Cauliflower and Broccoli Soup (Print)

Creamy cauliflower and broccoli soup with aromatic herbs and crispy golden croutons

# Components:

→ Vegetables

01 - 1 medium head cauliflower, cut into florets
02 - 1 medium head broccoli, cut into florets
03 - 1 medium onion, diced
04 - 2 celery stalks, diced
05 - 2 medium carrots, diced
06 - 2 garlic cloves, minced

→ Liquids

07 - 4 cups vegetable broth
08 - 1 cup milk or unsweetened plant-based milk

→ Spices & Seasoning

09 - 2 tablespoons olive oil
10 - 1 teaspoon dried thyme
11 - 1/2 teaspoon dried oregano
12 - Salt and freshly ground black pepper to taste

→ Croutons

13 - 2 cups cubed crusty bread
14 - 2 tablespoons olive oil
15 - 1/2 teaspoon garlic powder
16 - Pinch of salt

→ Optional Toppings

17 - 2 tablespoons chopped fresh parsley
18 - Grated Parmesan or vegetarian hard cheese

# Directions:

01 - Preheat oven to 375°F. Toss bread cubes with olive oil, garlic powder, and salt.

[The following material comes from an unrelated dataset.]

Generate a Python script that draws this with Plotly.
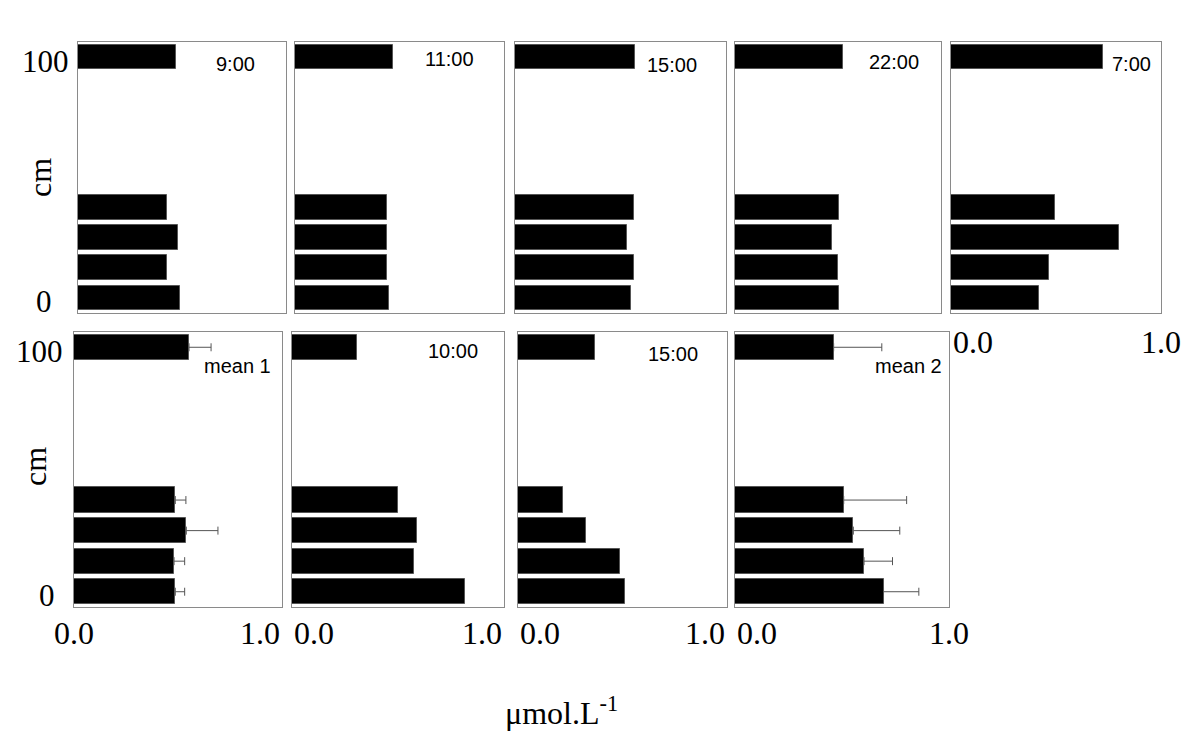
import plotly.graph_objects as go

# depth slots (cm); the 100 cm layer sits at the top of each panel
depth = [0, 12.5, 25, 37.5, 100]
depth_ticks = [0, 100]
depth_ticktext = ["0", "100"]

# concentrations (µmol.L-1), ordered as depth above
v_0900 = [0.49, 0.43, 0.48, 0.43, 0.47]
v_1100 = [0.45, 0.44, 0.44, 0.44, 0.47]
v_1500a = [0.55, 0.565, 0.53, 0.565, 0.57]
v_2200 = [0.505, 0.50, 0.47, 0.505, 0.525]
v_0700 = [0.42, 0.465, 0.80, 0.495, 0.725]
v_mean1 = [0.487, 0.481, 0.54, 0.487, 0.553]
e_mean1 = [0.045, 0.051, 0.152, 0.051, 0.106]
v_1000 = [0.815, 0.575, 0.588, 0.50, 0.307]
v_1500b = [0.51, 0.49, 0.323, 0.213, 0.367]
v_mean2 = [0.694, 0.603, 0.553, 0.508, 0.461]
e_mean2 = [0.165, 0.133, 0.217, 0.294, 0.225]

W, H = 1200, 741

# (label, values, errors, box px [left, right, top, bottom], label px [right, cy])
panels = [
    ("9:00", v_0900, None, [78, 286, 42, 313], [257, 64]),
    ("11:00", v_1100, None, [295, 504, 42, 313], [476, 59]),
    ("15:00", v_1500a, None, [515, 726, 42, 313], [699, 65]),
    ("22:00", v_2200, None, [735, 941, 42, 313], [921, 62]),
    ("7:00", v_0700, None, [951, 1161, 42, 313], [1153, 64]),
    ("mean 1", v_mean1, e_mean1, [74, 282, 332, 607], [273, 366]),
    ("10:00", v_1000, None, [292, 504, 332, 607], [480, 351]),
    ("15:00", v_1500b, None, [518, 727, 332, 607], [700, 354]),
    ("mean 2", v_mean2, e_mean2, [735, 949, 332, 607], [944, 366]),
]

serif = "Liberation Serif, Times New Roman, serif"
sans = "Liberation Sans, Arial, sans-serif"

fig = go.Figure()
annotations = []

for i, (label, vals, errs, box, lab) in enumerate(panels):
    n = i + 1
    xa = "x" if n == 1 else f"x{n}"
    ya = "y" if n == 1 else f"y{n}"
    bar = go.Bar(
        x=vals, y=depth, orientation="h", width=10.3,
        marker=dict(color="black", line=dict(color="#555555", width=1)),
        xaxis=xa, yaxis=ya, showlegend=False,
    )
    if errs is not None:
        bar.error_x = dict(type="data", symmetric=False, array=errs,
                           arrayminus=[0] * len(errs), color="#555555",
                           thickness=1, width=4)
    fig.add_trace(bar)

    left, right, top, bottom = box
    axis_common = dict(showline=True, linecolor="#8a8a8a", linewidth=1, mirror=True,
                       showgrid=False, zeroline=False, ticks="", showticklabels=False)
    fig.layout[f"xaxis{'' if n == 1 else n}"] = dict(
        domain=[left / W, right / W], range=[0, 1.0], anchor=ya, **axis_common)
    fig.layout[f"yaxis{'' if n == 1 else n}"] = dict(
        domain=[1 - bottom / H, 1 - top / H], range=[-6.25, 106.25], anchor=xa, **axis_common)

    annotations.append(dict(text=label, x=lab[0] / W, y=1 - lab[1] / H, xref="paper", yref="paper",
                            xanchor="right", yanchor="middle", showarrow=False,
                            font=dict(family=sans, size=20, color="black")))

    # x tick labels only where nothing sits below the panel
    if n >= 5:
        last = n in (5, 9)
        ty = 1 - (342 if n == 5 else 633) / H
        annotations.append(dict(text="0.0", x=0, y=ty, xref=f"{xa} domain", yref="paper",
                                xanchor="center" if n == 6 else "left", yanchor="middle",
                                showarrow=False, font=dict(family=serif, size=32, color="black")))
        annotations.append(dict(text="1.0", x=1, y=ty, xref=f"{xa} domain", yref="paper",
                                xanchor="center" if last else "right", yanchor="middle",
                                showarrow=False, font=dict(family=serif, size=32, color="black")))

    # depth tick labels and "cm" on the first panel of each row
    if n in (1, 6):
        cx = [44, 45] if n == 1 else [47, 39]
        for t, tt, c in zip(depth_ticks, depth_ticktext, cx):
            annotations.append(dict(text=tt, x=c / W, y=t, xref="paper", yref=ya,
                                    xanchor="center", yanchor="middle", yshift=-4,
                                    showarrow=False, font=dict(family=serif, size=31, color="black")))
        annotations.append(dict(text="cm", x=(40 if n == 1 else 35) / W,
                                y=1 - (178 if n == 1 else 467) / H, xref="paper", yref="paper",
                                textangle=-90, xanchor="center", yanchor="middle", showarrow=False,
                                font=dict(family=serif, size=32, color="black")))

annotations.append(dict(text="μmol.L<sup>-1</sup>", x=561 / W, y=1 - 711 / H, xref="paper", yref="paper",
                        xanchor="center", yanchor="middle", showarrow=False,
                        font=dict(family=serif, size=32, color="black")))

fig.update_layout(width=W, height=H, margin=dict(l=0, r=0, t=0, b=0),
                  paper_bgcolor="white", plot_bgcolor="white",
                  annotations=annotations, bargap=0)

# drop the default page margin so the figure starts at the window corner
fig.write_html("out.html", config={"displayModeBar": False},
               post_script="document.body.style.margin='0';")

Spread on a baking sheet and bake for 10 to 12 minutes until golden and crisp. Set aside.
02 - In a large pot, heat olive oil over medium heat. Add diced onion, celery, and carrots; sauté for 5 minutes until softened.
03 - Add minced garlic, dried thyme, and dried oregano; cook for 1 minute until fragrant.
04 - Stir in cauliflower and broccoli florets, cook for 2 to 3 minutes.
05 - Pour in vegetable broth and bring to a boil. Reduce heat and simmer covered for 15 to 20 minutes until vegetables are tender.
06 - Remove from heat. Use an immersion blender to blend soup until smooth and creamy, or blend in batches using a stand blender.
07 - Stir in milk and season with salt and pepper. Gently reheat if needed.
08 - Ladle soup into bowls and top with croutons, fresh parsley, and cheese if desired. Serve hot.

# Expert Advice:

01 -
  • It comes together in under an hour and makes enough to actually have leftovers that taste even better the next day.
  • There's something almost meditative about blending it smooth, and the payoff is a soup that feels fancier than the effort it took.
02 -
  • Don't skip blending the soup completely smooth, because that's what transforms it from vegetable broth with chunks into something that feels intentional and creamy.
  • Taste as you go because every vegetable broth brand is different in terms of saltiness, and you don't want to oversalt and regret it.
03 -
  • Let your bread cool completely before cubing it and don't crowd the baking sheet when you toast the croutons, because they need space to get crispy rather than steamed.
  • If you're nervous about blending hot soup, let it cool for a few minutes first, or work in batches with a stand blender, filling it only halfway so the steam has room to escape.